Banding together also gives farmers access to financial services like savings and loans at nominal interest rates from the cooperative's capital.
“I did not know what a [farmer producer organization] was — how it works, what a balance sheet [is] — I had no clue,” said Nutan Devi, president of an agricultural cooperative in Bihar, India. After the training, however, everything shifted. “Today, we are supporting goat and seed businesses, working with buyers, managing financial documents and earning profits.”
Cooperatives also work by giving farmers more leveraging power in business negotiations. Whereas buyers likely wouldn’t travel to rural areas to buy two goats from individual farmers, they would travel there to buy 100 goats from a farmer-owned agribusiness. It’s a win-win for farmers and buyers alike.

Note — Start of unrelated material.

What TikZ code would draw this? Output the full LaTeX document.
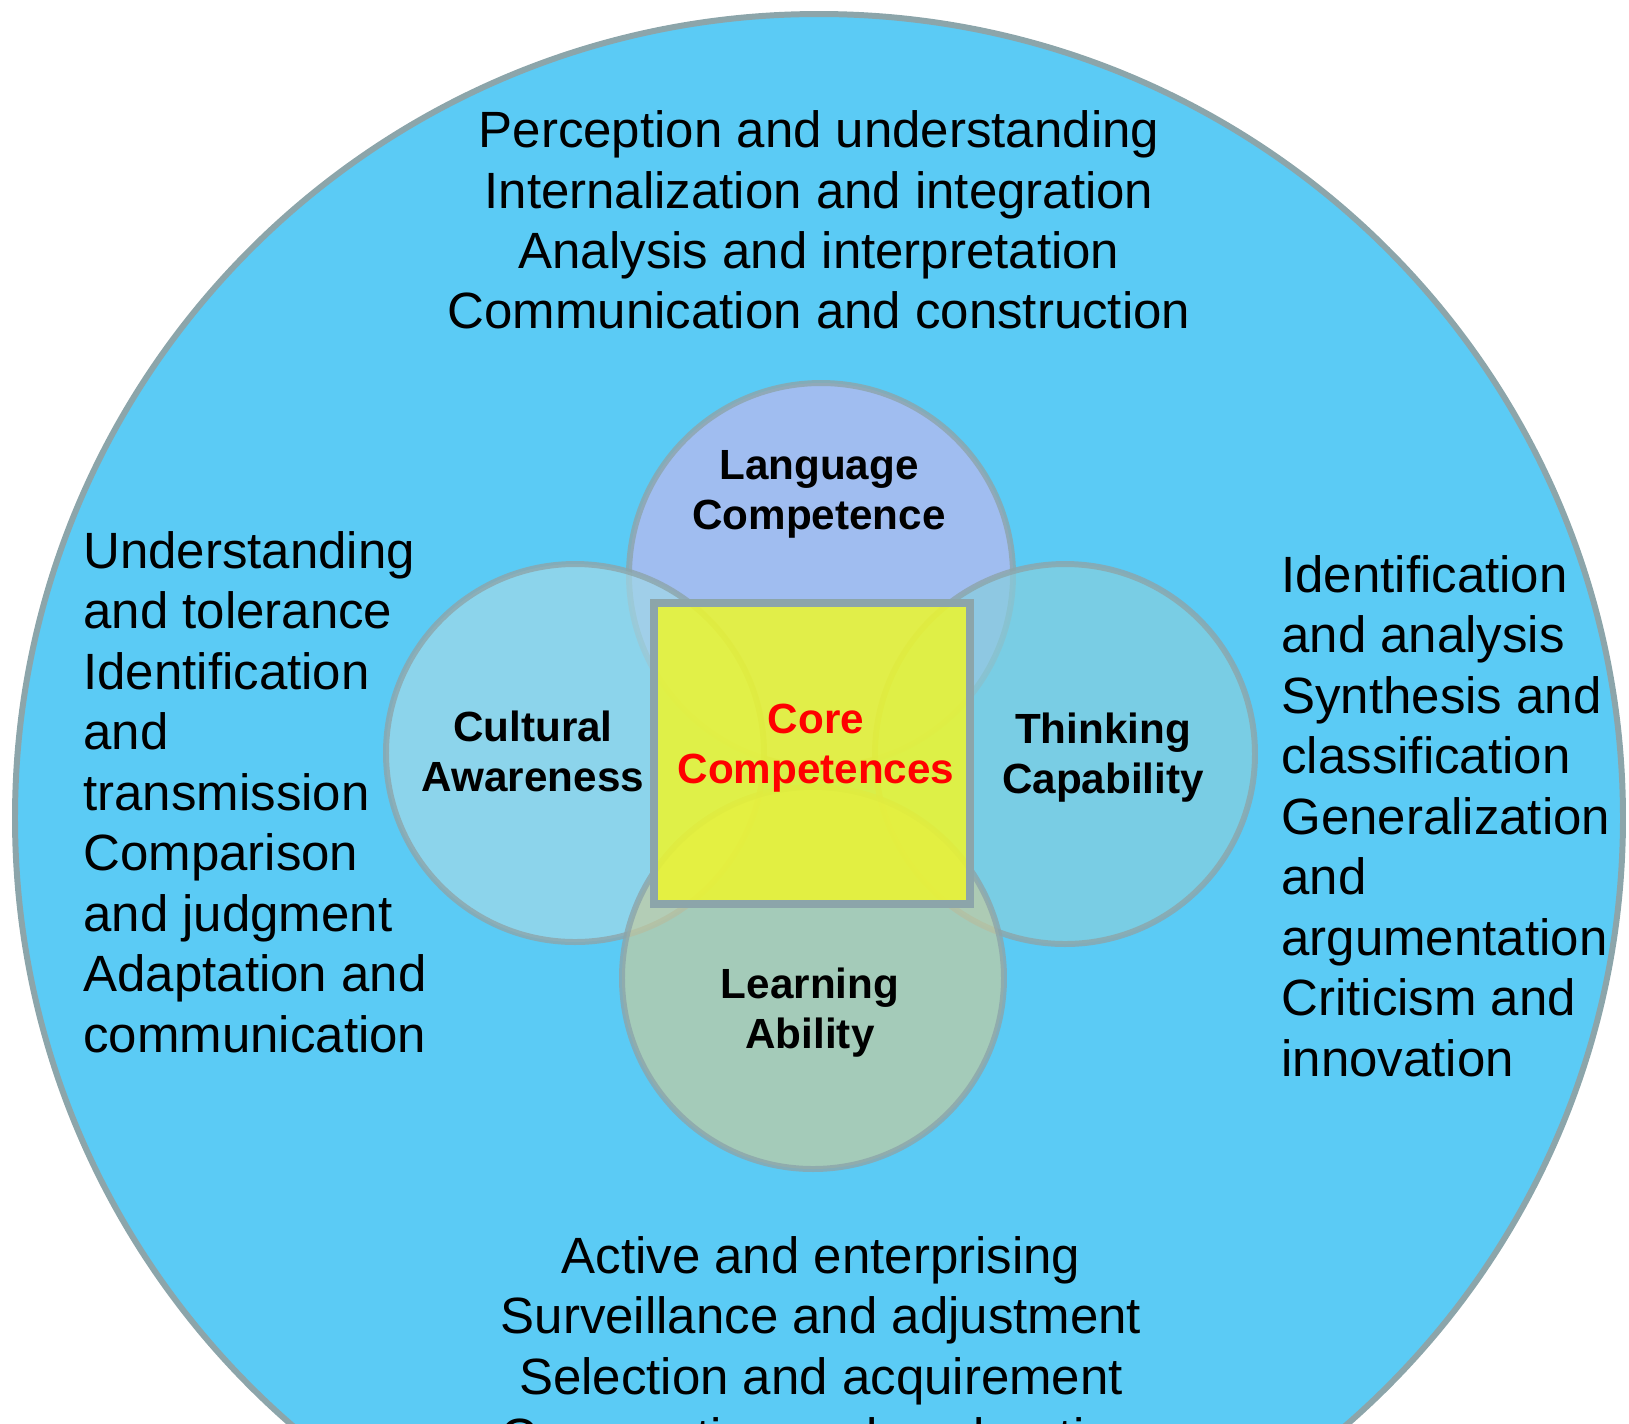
\documentclass[tikz,border=0pt]{standalone}
\usepackage{fontspec}
\setmainfont{Liberation Sans}
\usepackage{tikz}
\definecolor{ringblue}{RGB}{91,203,245}
\definecolor{ringgray}{RGB}{140,165,170}
\definecolor{langblue}{RGB}{190,184,238}
\definecolor{cultblue}{RGB}{161,216,231}
\definecolor{thinkblue}{RGB}{135,206,221}
\definecolor{learngreen}{RGB}{196,203,160}
\definecolor{coreyellow}{RGB}{235,245,50}
\tikzset{
  outertext/.style={text=black,align=left,font=\fontsize{14.5}{17.2}\selectfont},
  skilltext/.style={text=black,align=center,font=\bfseries\fontsize{12}{14.2}\selectfont},
  skill/.style={draw=ringgray,line width=1.7pt,fill opacity=.7,draw opacity=.8}
}

\begin{document}
\begin{tikzpicture}[x=0.01cm,y=-0.01cm]
	\useasboundingbox (0,0) rectangle (1629,1423);
	\clip (0,0) rectangle (1629,1423);
	\draw[draw=ringgray,line width=1.7pt,fill=ringblue] (819,818) circle (804);
	\draw[skill,fill=langblue] (821,575) circle (192);
	\draw[skill,fill=cultblue] (575,753) circle (189);
	\draw[skill,fill=thinkblue] (1065,754) circle (190);
	\draw[skill,fill=learngreen] (813,978) circle (191);
	\draw[draw=ringgray,line width=2.3pt,fill=coreyellow,fill opacity=.88] (654,603) rectangle (970,904);
	\node[skilltext] (lang) at (819,494) {Language\\Competence};
	\node[skilltext] (cult) at (533,751) {Cultural\\Awareness};
	\node[skilltext] (think) at (1103,758) {Thinking\\Capability};
	\node[skilltext] (learn) at (810,1013) {Learning\\Ability};
	\node[skilltext,text=red] (core) at (816,748) {Core\\Competences};
	\node[outertext,align=center] (langskills) at (819,220)
		{Perception and understanding\\Internalization and integration\\Analysis and interpretation\\Communication and construction};
	\node[outertext,anchor=west] (cultskills) at (71,792)
		{Understanding\\and tolerance\\Identification\\and\\transmission\\Comparison\\and judgment\\Adaptation and\\communication};
	\node[outertext,anchor=west] (thinkskills) at (1269,816)
		{Identification\\and analysis\\Synthesis and\\classification\\Generalization\\and\\argumentation\\Criticism and\\innovation};
	\node[outertext,align=center] (learnskills) at (821,1351)
		{Active and enterprising\\Surveillance and adjustment\\Selection and acquirement\\Cooperation and exploration};
\end{tikzpicture}
\end{document}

When cooperatives sell their products to buyers, a portion of the revenue is spent on the co-ops’ operational costs — like administrative upkeep or office space rent — and the rest is distributed to its member-owners.
The global cooperative movement is no small phenomenon. There are 3 million cooperatives on Earth, involving at least 12% of the world’s population, according to the International Cooperative Alliance. And a U.N. study of data from 145 countries put the number of cooperative memberships or clients at over 1 billion.
Against this backdrop, facilitating the formation of agricultural cooperatives underpins Heifer’s work across Asia, Africa and the Americas. In Ecuador, for example, four producer organizations created the country's first farmer-owned online marketplace, harnessing e-commerce to sell food grown by 400 smallholder farmers.
“Working closely with the other associations allows us to share ideas for the site’s improvement and adaptability,” said Nelly Sagbay, member of one of the associations and the site's e-commerce manager. “Cooperation and collective action are key.”
And, in the town of Chahuites in southeastern Mexico, a group of five poultry farmers formed a cooperative to collectively purchase veterinary supplies and products for flock management. Buying in bulk saves them anywhere from 10% to 50% of the usual price.
"With the money I got from the sale of chickens and eggs, I was able to invest in a lot and buy food," said poultry farmer and cooperative member Gabriela Mejía Tapia.
Another example of a cooperative is the Bihani Dairy Co-op in Nepal. It was formed after members identified a need for storage to prevent spoilage of dairy cow and buffalo milk produced in their community. Bihani Dairy invests most of the money it earns back into the community, with the rest reserved for further improvements for the business. The group also used some of its funds to create low-interest loans for struggling farmers.
“We realized that we couldn’t work singlehandedly, that we had to work together,” said Tulsi Thapa, chairperson of Bihani Dairy. “We got to know our sisters. It unites us.”
United in the humanity of cooperation, local farmers around the world are building more profitable and productive livelihoods, improving food security and contributing to healthier and more resilient communities. The values of solidarity, reciprocity and democracy that underpin cooperatives lead to far-reaching and long-lasting change — the kind of change that lifts families out of poverty and opens the doors to leading dignified lives.